The Cappadocia region in central Turkey is famed for its underground cities dating back to Hittite times, the largest and best known of which is Kaymaklı. The subterranean quarters, stacked atop one another and connected via stairs and tunnels in a honeycomb-like pattern reaching a depth of up to eight levels, offered a hiding space from invaders where residents could live and work for months at a time. Today, pieces of those cities are still in use, as modern residents (living above ground) use the upper tunnels as cellars and stables.

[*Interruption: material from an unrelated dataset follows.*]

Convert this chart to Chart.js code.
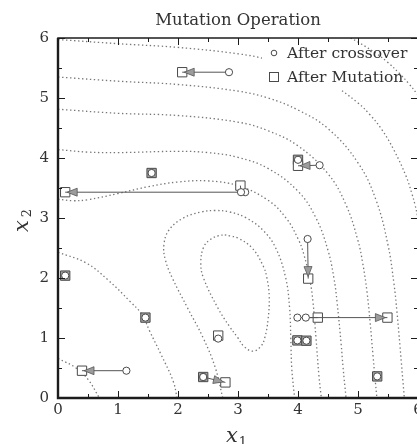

In 2005, an archaeological excavation uncovered a network of pathways and building foundations beneath Krakow’s Main Market Square. Today, these remains, buried four metres underground, can be explored through the Rynek Museum, which chronicles the city’s evolution and uses projectors and models to recreate the atmosphere of Medieval Krakow. But that’s not the only underground adventure—head just beyond the city to the Wieliczka Salt Mine, a UNESCO World Heritage site that’s home to 900 years’ worth of salt production, more than 200 kilometres of passageways and over 2,000 caverns. Visitors can explore a mining museum and see chapels carved from salt.
Up until a few years ago, visits to Rome’s famed Colosseum were strictly above ground. However, visitors can now head underground, to the hypogeum—tunnels beneath the ampitheatre that were once the prep grounds for gladiators, and where animals were stored before being raised into the ring.